High Mobility Group Proteins in Tissue Regeneration

Abstract

Cartilage damage and treatment thereof are major issues for patients of all ages as well as companion animals such as the dog. The tissue engineering based autologous chondrocyte transplantation (ACT) employs in vitro amplification of explanted chondrocytes for subsequent transplantation into the damaged area to grow new cartilage. Enhancements include factors improving cell growth as well as scaffolds providing the cells with growth conditions mimicking their natural localisation in the extracellular cartilage matrix. This thesis focuses on chondrocyte proliferation induced by the embryonic high mobility group AT-hook (HMGA) proteins and derivatives thereof.

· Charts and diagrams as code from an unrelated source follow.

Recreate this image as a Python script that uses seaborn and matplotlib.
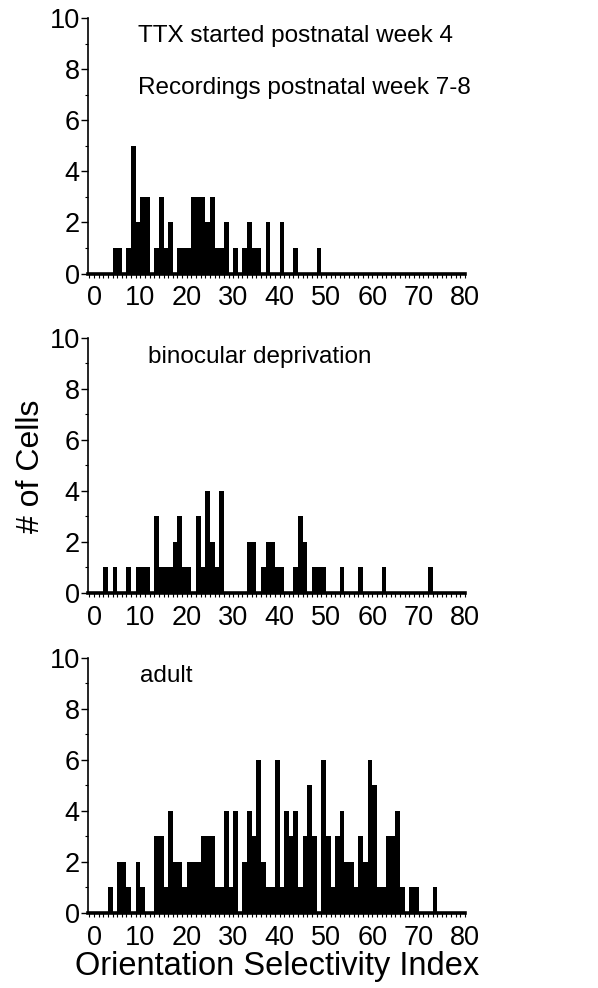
import numpy as np
import pandas as pd
import seaborn as sns
import matplotlib
matplotlib.use("Agg")
import matplotlib.pyplot as plt
from matplotlib.ticker import MultipleLocator

# Orientation selectivity index histograms (bin start, cell count), 1-unit bins
ttx_bins = [4, 5, 7, 8, 9, 10, 11, 13, 14, 15, 16, 18, 19, 20, 21, 22, 23, 24, 25,
            26, 27, 28, 30, 32, 33, 34, 35, 37, 40, 43, 48]
ttx_counts = [1, 1, 1, 5, 2, 3, 3, 1, 3, 1, 2, 1, 1, 1, 3, 3, 3, 2, 3,
              1, 1, 2, 1, 1, 2, 1, 1, 2, 2, 1, 1]

bd_bins = [2, 4, 7, 9, 10, 11, 13, 14, 15, 16, 17, 18, 19, 20, 22, 23, 24, 25, 26,
           27, 33, 34, 36, 37, 38, 39, 40, 43, 44, 45, 47, 48, 49, 53, 57, 62, 72]
bd_counts = [1, 1, 1, 1, 1, 1, 3, 1, 1, 1, 2, 3, 1, 1, 3, 1, 4, 2, 1,
             4, 2, 2, 1, 2, 2, 1, 1, 1, 3, 2, 1, 1, 1, 1, 1, 1, 1]

adult_bins = [3, 5, 6, 7, 9, 10, 13, 14, 15, 16, 17, 18, 19, 20, 21, 22, 23, 24, 25,
              26, 27, 28, 29, 30, 32, 33, 34, 35, 36, 37, 38, 39, 40, 41, 42, 43, 44,
              45, 46, 47, 49, 50, 51, 52, 53, 54, 55, 56, 57, 58, 59, 60, 61, 62, 63,
              64, 65, 66, 68, 69, 73]
adult_counts = [1, 2, 2, 1, 2, 1, 3, 3, 1, 4, 2, 2, 1, 2, 2, 2, 3, 3, 3,
                1, 1, 4, 1, 4, 2, 4, 3, 6, 2, 1, 1, 6, 1, 4, 3, 4, 1,
                3, 5, 3, 6, 3, 1, 3, 4, 2, 2, 1, 3, 2, 6, 5, 1, 1, 3,
                3, 4, 1, 1, 1, 1]

panel_titles = [["TTX started postnatal week 4", "Recordings postnatal week 7-8"],
                ["binocular deprivation"],
                ["adult"]]
x_ticks = [0, 10, 20, 30, 40, 50, 60, 70, 80]
y_ticks = [0, 2, 4, 6, 8, 10]

sns.set_theme(style="ticks")
plt.rcParams["font.family"] = ["Liberation Sans", "DejaVu Sans"]

W, H = 598, 988
fig = plt.figure(figsize=(W / 100, H / 100), dpi=100)

# axes placement in pixels: (zero line y, ten line y)
rows = [(273.5, 18), (592.7, 338), (912.7, 658)]
left_px, right_px = 88, 465

datasets = [(ttx_bins, ttx_counts), (bd_bins, bd_counts), (adult_bins, adult_counts)]
title_pos = [[(9.5, 9.3), (9.5, 7.25)], [(11.6, 9.25)], [(9.9, 9.3)]]

for (y0, y10), (b, c), titles, tpos in zip(rows, datasets, panel_titles, title_pos):
    ax = fig.add_axes([left_px / W, 1 - y0 / H, (right_px - left_px) / W, (y0 - y10) / H])
    df = pd.DataFrame({"osi": np.array(b, dtype=float) + 0.5,
                       "n": np.array(c, dtype=float)})
    sns.histplot(data=df, x="osi", weights="n", binwidth=1, binrange=(0, 80),
                 color="black", alpha=1, linewidth=0, edgecolor="black", ax=ax)
    ax.set_xlim(-1.3, 80)
    ax.set_ylim(0, 10)
    ax.set_xlabel("")
    ax.set_ylabel("")
    ax.set_xticks(x_ticks)
    ax.set_yticks(y_ticks)
    ax.xaxis.set_minor_locator(MultipleLocator(1))
    ax.yaxis.set_minor_locator(MultipleLocator(1))
    for s in ["top", "right"]:
        ax.spines[s].set_visible(False)
    ax.spines["bottom"].set_linewidth(2.6)
    ax.spines["left"].set_linewidth(1.2)
    ax.spines["bottom"].set_color("black")
    ax.spines["left"].set_color("black")
    ax.tick_params(axis="x", which="major", length=3, width=0.8, pad=5.5,
                   labelsize=19.5, colors="black")
    ax.tick_params(axis="x", which="minor", length=3, width=0.8, colors="black")
    ax.tick_params(axis="y", which="major", length=5, width=1.0, pad=1,
                   labelsize=19.5, colors="black")
    ax.tick_params(axis="y", which="minor", length=2.5, width=0.8, colors="black")
    for t, (tx, ty) in zip(titles, tpos):
        ax.text(tx, ty, t, fontsize=17.5, ha="left", va="center", color="black")

fig.text(31 / W, 1 - 466 / H, "# of Cells", rotation=90, ha="center", va="center",
         fontsize=23, color="black")
fig.text(277 / W, 1 - 966 / H, "Orientation Selectivity Index", ha="center",
         va="center", fontsize=23.5, color="black")

fig.savefig("out.png", dpi=100, facecolor="white")
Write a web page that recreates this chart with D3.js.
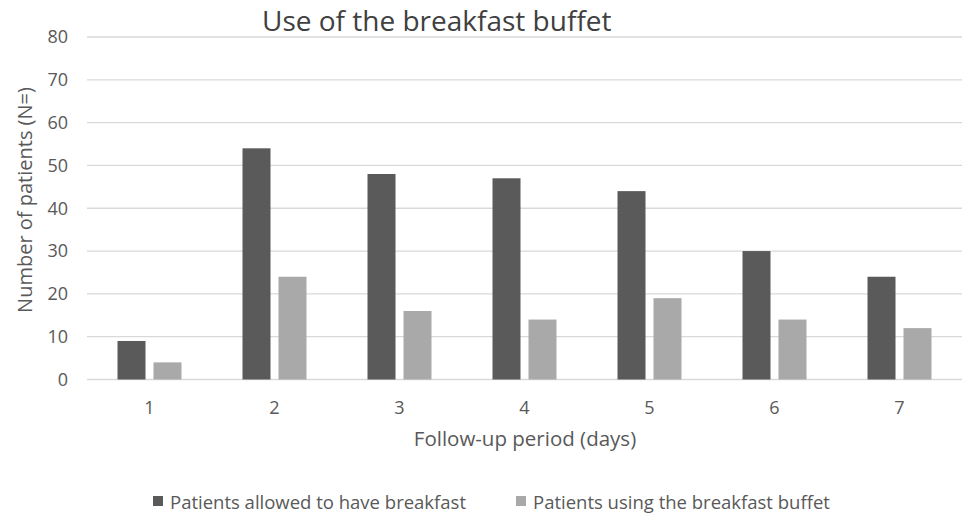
<!DOCTYPE html>
<html lang="en">
<head>
<meta charset="utf-8">
<style>
  body { margin: 0; background: #fff; }
  svg { font-family: "Open Sans", sans-serif; }
</style>
<script src="https://d3js.org/d3.v7.min.js"></script>
</head>
<body>
<svg width="965" height="515"></svg>
<script>

// data
var days = ["1", "2", "3", "4", "5", "6", "7"];
var allowed = [9, 54, 48, 47, 44, 30, 24];
var usingBuffet = [4, 24, 16, 14, 19, 14, 12];
var yTicks = [0, 10, 20, 30, 40, 50, 60, 70, 80];
var seriesNames = ["Patients allowed to have breakfast", "Patients using the breakfast buffet"];
var seriesColors = ["#5a5a5a", "#a9a9a9"];

var svg = d3.select("svg");
var textColor = "#595959";

var plotLeft = 87, plotRight = 962, plotTop = 37, plotBottom = 379.5;

var x0 = d3.scaleBand()
    .domain(days)
    .range([plotLeft, plotRight])
    .paddingInner(0.488)
    .paddingOuter(0.244);

var x1 = d3.scaleBand()
    .domain([0, 1])
    .range([0, x0.bandwidth()])
    .paddingInner(0.222);

var y = d3.scaleLinear()
    .domain([0, 80])
    .range([plotBottom, plotTop]);

// gridlines
svg.append("g")
  .selectAll("line")
  .data(yTicks)
  .enter().append("line")
    .attr("x1", plotLeft)
    .attr("x2", plotRight)
    .attr("y1", function(d) { return y(d); })
    .attr("y2", function(d) { return y(d); })
    .attr("stroke", "#d9d9d9")
    .attr("stroke-width", 1.3);

// y tick labels
svg.append("g")
  .selectAll("text")
  .data(yTicks)
  .enter().append("text")
    .attr("x", 68)
    .attr("y", function(d) { return y(d); })
    .attr("dy", "0.35em")
    .attr("text-anchor", "end")
    .attr("fill", textColor)
    .style("font-size", "18px")
    .text(function(d) { return d; });

// bars
var rows = days.map(function(d, i) { return {day: d, values: [allowed[i], usingBuffet[i]]}; });

var group = svg.append("g")
  .selectAll("g")
  .data(rows)
  .enter().append("g")
    .attr("transform", function(d) { return "translate(" + x0(d.day) + ",0)"; });

group.selectAll("rect")
  .data(function(d) { return d.values.map(function(v, k) { return {k: k, v: v}; }); })
  .enter().append("rect")
    .attr("x", function(d) { return x1(d.k); })
    .attr("width", x1.bandwidth())
    .attr("y", function(d) { return y(d.v); })
    .attr("height", function(d) { return y(0) - y(d.v); })
    .attr("fill", function(d) { return seriesColors[d.k]; });

// x tick labels
svg.append("g")
  .selectAll("text")
  .data(days)
  .enter().append("text")
    .attr("x", function(d) { return x0(d) + x0.bandwidth() / 2; })
    .attr("y", 414)
    .attr("text-anchor", "middle")
    .attr("fill", textColor)
    .style("font-size", "18px")
    .text(function(d) { return d; });

// titles
svg.append("text")
    .attr("x", 262)
    .attr("y", 31)
    .attr("fill", "#404040")
    .style("font-size", "28px")
    .text("Use of the breakfast buffet");

svg.append("text")
    .attr("x", 525)
    .attr("y", 446)
    .attr("text-anchor", "middle")
    .attr("fill", textColor)
    .style("font-size", "20.5px")
    .text("Follow-up period (days)");

svg.append("text")
    .attr("transform", "translate(32,200) rotate(-90)")
    .attr("text-anchor", "middle")
    .attr("fill", textColor)
    .style("font-size", "20px")
    .text("Number of patients (N=)");

// legend
var legendX = [153, 516];
var legend = svg.append("g")
  .selectAll("g")
  .data(seriesNames)
  .enter().append("g")
    .attr("transform", function(d, i) { return "translate(" + legendX[i] + ",509)"; });

legend.append("rect")
    .attr("x", 0)
    .attr("y", -13)
    .attr("width", 10)
    .attr("height", 10)
    .attr("fill", function(d, i) { return seriesColors[i]; });

legend.append("text")
    .attr("x", 17)
    .attr("y", 0)
    .attr("fill", textColor)
    .style("font-size", "18.5px")
    .text(function(d) { return d; });

</script>
</body>
</html>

Further work aims at evaluating beta-tricalcium phosphate (B-TCP) scaffolds for the prospective use in canine cartilage repair, as well as at comparative genetics of selected canine high mobility group (HMG) genes. The results have shown significantly increased chondrocyte proliferation by application of recombinant HMGA proteins or a synthetically produced fragment of HMGA2, respectively. Furthermore, B-TCP scaffolds have been proven biocompatible for seeding with highly vital isolated canine chondrocytes that interact with and integrate well into the macro- and microstructure of the constructs. Finally, analyses of canine HMG genes have revealed high similarity to their human orthologues. Concluding, the results of this thesis open up new possibilities of HMGA-assisted cartilage regeneration in tissue engineering, including chondrocyte-seeded scaffolds. The high similarity of human and canine HMG genes facilitates knowledge transfer of HMGA-based tissue engineering approaches between both species.